Heartwarming News from New York
Boy, things like this can certainly make you feel your age, and then some! When I came to work at the New York Philharmonic as orchestra manager, in 1978, there was an eleven-year-old boy who rather befriended my nine-year-old son Karl. This other boy was the son of two members of the violin section of the Philharmonic. The two of them palled around a bit on tours, occasionally helped me hand out hotel room keys and boarding passes and the like. And I, along with the rest of the Philharmonic, watched him grow up. Now, for Heaven's sake, he is the newly appointed music director of the Philharmonic. When we learned the news, and I said to my wife "he's 40," we both groaned together, recognizing how time passes...
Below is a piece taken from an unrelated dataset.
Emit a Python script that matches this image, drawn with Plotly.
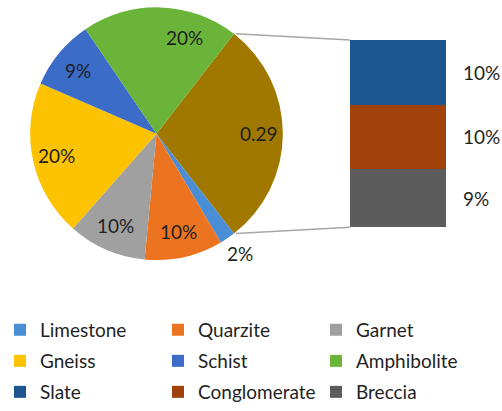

I stayed in touch with Alan Gilbert after I left the Philharmonic; I heard wonderful things from Tom Morris, executive director of The Cleveland Orchestra, about Alan's time there as assistant conductor. I engaged him for a family concert in Chicago, and enjoyed his conducting and got very positive feedback from musicians at the time. I then saw him conduct again at Aspen, and have seen him in recent years on the podium of both the New York Philharmonic and the Chicago Symphony Orchestra. Each time it has been clear that this is a young musician (now 40, which is still young by conductor standards) of enormous musical wisdom and knowledge, deeply committed to making music in a warm-hearted and natural way. It is more than heartwarming to see him appointed as the Philharmonic's music director - there is something so right and so natural about it as to reassure one that indeed some things turn out just the way they were supposed to.
Now of course, Alan doesn't begin the position until 2009, and for what I have just written to be true he has to succeed in this highly visible position, where all eyes will be on him. But I'm betting on it. He has had a very successful run as music director of the Royal Stockholm Philharmonic, an orchestra with a very storied history (such music directors as Antal Dorati, Gennadi Rozhdestvensky, Fritz Busch, Vaclav Talich, Hans Schmidt-Isserstedt, and Paavo Berglund have all served in that position, an extraordinarily distinguished roster). At eight years, Gilbert's tenure in Stockholm is the longest since Dorati's (1966-74).
Gilbert is obviously not the first American-born music director of a major American orchestra (Bernstein, Tilson Thomas, Maazel, Levine, Slatkin, Zinman, and others have beaten him to that punch). But what he does represent, at 40, along with the even younger Gustavo Dudamel in Los Angeles, is a different generation. That generation differs in its training, and in the very world in which it grew up - a world of video entertainment and stimulation very different from what the previous generations knew, and a world in which electronic media means something different from discs made of vinyl and running twelve inches in diameter! And a whole new generation of composers is of his time.
It is very gratifying to see the orchestra that broke with tradition in 1958, when it took an astonishing risk by appointing the 40-year old Leonard Bernstein as its music director, doing it again. If they have half the success that they had with that 1958 appointment, they'll have hit a home run.